The server and desktop variants of Zen 5/5c (and also the laptop Fire Range and Strix Halo CPUs) double the width of all vector datapaths, exceeding the throughput of all past or current Intel CPUs. Only the server CPUs expected to be launched in 2026 by Intel (Diamond Rapids) are likely to be faster than Zen 5, but by then AMD might also launch Zen 6, so it remains to be seen which will be better by the end of 2026.
SimSIMD (inside USearch (inside ClickHouse)) already has those SIMD kernels, but I don’t yet have the hardware to benchmark :(
Way back in the day, I built and ran the platform for a business on Pentium grade web & database servers which gave me 1 "core" in 2 rack units.
That's 24 cores per 48 unit rack, so 288 cores would be a dozen racks or pretty much an entire aisle of a typical data center.
I guess all of Palo Alto Internet eXchange (where two of my boxen lived) didn't have much more than a couple of thousand cores back in 98/99. I'm guessing there are homelabs with more cores than that entire PAIX data center had back then.
If you're doing a lot of loading and storing, these E-core chips are probably going to outperform the chips with huge cores because they will be idling a lot. For CPU-bound tasks, the P-cores will win hands down.
CPU on PCIe card seems like it matches with the Intel Xeon Phi... I've wondered if that could boost something like an Erlang mesh cluster...
So is 2 GB of storage.
And 2K of years.
https://www.titancomputers.com/Titan-A900-Octane-Dual-AMD-EP...
320 cores starts at $28,000.. $34k with 1TB of memory..

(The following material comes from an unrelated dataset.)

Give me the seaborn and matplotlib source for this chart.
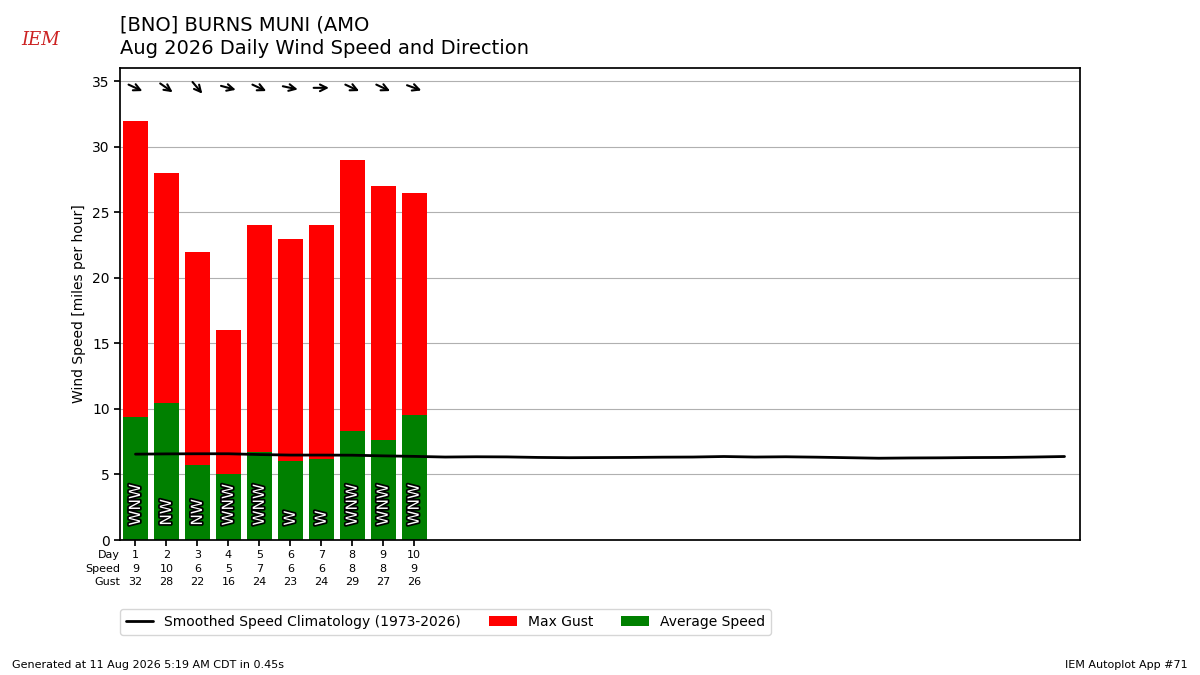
import matplotlib
matplotlib.use("Agg")
import matplotlib.pyplot as plt
import matplotlib.patheffects as pe
import matplotlib.transforms as mtrans
import numpy as np
import seaborn as sns
import pandas as pd

days = list(range(1, 11))
avg_speed = [9.35, 10.45, 5.75, 5.0, 6.75, 6.0, 6.2, 8.35, 7.6, 9.5]
max_gust = [32, 28, 22, 16, 24, 23, 24, 29, 27, 26.5]
speed_lbl = [9, 10, 6, 5, 7, 6, 6, 8, 8, 9]
gust_lbl = [32, 28, 22, 16, 24, 23, 24, 29, 27, 26]
dir_txt = ["WNW", "NW", "NW", "WNW", "WNW", "W", "W", "WNW", "WNW", "WNW"]
arrow_ang = [-25, -35, -50, -15, -25, -12, 0, -25, -25, -20]
clim_days = list(range(1, 32))
clim = [6.55, 6.57, 6.58, 6.58, 6.52, 6.48, 6.48, 6.47, 6.42, 6.38, 6.33, 6.35, 6.34, 6.30, 6.28,
        6.29, 6.30, 6.32, 6.33, 6.37, 6.33, 6.35, 6.32, 6.28, 6.24, 6.26, 6.27, 6.29, 6.30, 6.33, 6.37]

sns.set_theme(style="white")
plt.rcParams['font.family'] = ['DejaVu Sans']
plt.rcParams['text.color'] = 'black'
plt.rcParams['axes.labelcolor'] = 'black'
plt.rcParams['xtick.color'] = 'black'
plt.rcParams['ytick.color'] = 'black'
fig = plt.figure(figsize=(12, 6.75), dpi=100)
ax = fig.add_axes([0.1, 0.2, 0.8, 0.699])

df = pd.DataFrame({"day": days, "gust": max_gust, "avg": avg_speed})
ax.bar(df.day, df.gust, width=0.8, color="red", linewidth=0, label="Max Gust", zorder=2)
ax.bar(df.day, df.avg, width=0.8, color="green", linewidth=0, label="Average Speed", zorder=2)
sns.lineplot(x=clim_days, y=clim, ax=ax, color="black", lw=2, zorder=3,
             label="Smoothed Speed Climatology (1973-2026)")

for d, t in zip(days, dir_txt):
    ax.text(d, 1.1, t, rotation=90, ha="center", va="bottom", color="white", fontsize=11,
            zorder=4, path_effects=[pe.withStroke(linewidth=2.5, foreground="black")])
L = 11
for d, a in zip(days, arrow_ang):
    r = np.deg2rad(a)
    dx, dy = L * np.cos(r), L * np.sin(r)
    head = mtrans.offset_copy(ax.transData, fig=fig, x=dx / 2, y=dy / 2, units="points")
    ax.annotate("", xy=(d, 34.5), xycoords=head,
                xytext=(-dx, -dy), textcoords="offset points",
                arrowprops=dict(arrowstyle="->", color="black", lw=1.5, shrinkA=0, shrinkB=0),
                annotation_clip=False)
ax.set_xlim(0.5, 31.5)
ax.set_ylim(0, 36)
ax.set_yticks(range(0, 36, 5))
ax.yaxis.grid(True, color="#b0b0b0", lw=0.8)
ax.set_axisbelow(True)
ax.set_xticks(days)
ax.set_xticklabels([])
ax.tick_params(axis="both", length=4, left=True, bottom=True, labelsize=10)
for s in ax.spines.values():
    s.set_color("black")
ax.set_ylabel("Wind Speed [miles per hour]", fontsize=10)

tr = mtrans.blended_transform_factory(ax.transData, fig.transFigure)
rows = [("Day", days, 555), ("Speed", speed_lbl, 569), ("Gust", gust_lbl, 582)]
for name, vals, ypx in rows:
    yf = 1 - ypx / 675
    fig.text(0.1, yf, name, ha="right", va="center", fontsize=8)
    for d, v in zip(days, vals):
        ax.text(d, yf, str(v), transform=tr, ha="center", va="center", fontsize=8)

h, l = ax.get_legend_handles_labels()
order = [l.index("Smoothed Speed Climatology (1973-2026)"), l.index("Max Gust"), l.index("Average Speed")]
ax.legend([h[i] for i in order], [l[i] for i in order], ncol=3, loc="center left",
          bbox_to_anchor=(0.1, 1 - 622 / 675), bbox_transform=fig.transFigure, fontsize=10,
          borderaxespad=0, frameon=True, edgecolor="#cccccc")

fig.text(0.1, 1 - 25 / 675, "[BNO] BURNS MUNI (AMO", fontsize=14, va="center")
fig.text(0.1, 1 - 48 / 675, "Aug 2026 Daily Wind Speed and Direction", fontsize=14, va="center")
fig.text(0.01, 1 - 665 / 675, "Generated at 11 Aug 2026 5:19 AM CDT in 0.45s", fontsize=8, va="center")
fig.text(0.99, 1 - 665 / 675, "IEM Autoplot App #71", fontsize=8, va="center", ha="right")
fig.text(0.018, 1 - 45 / 675, "IEM", fontsize=13, color="#cc2222", style="italic", family="DejaVu Serif")
fig.savefig("out.png", dpi=100)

I like duckdb, but clickhouse seems more focused on large scale performance.
I just thought that the article is written from the point of view of a single person, but has multiple authors, which is a bit weird. Did I misunderstood something?
It seems today's Intel CPU can replace yesteryear's data center.
May someone can try for fun running 1000 Red Hat Linux 6.2 in parallel on one CPU, like it's year 2000 again.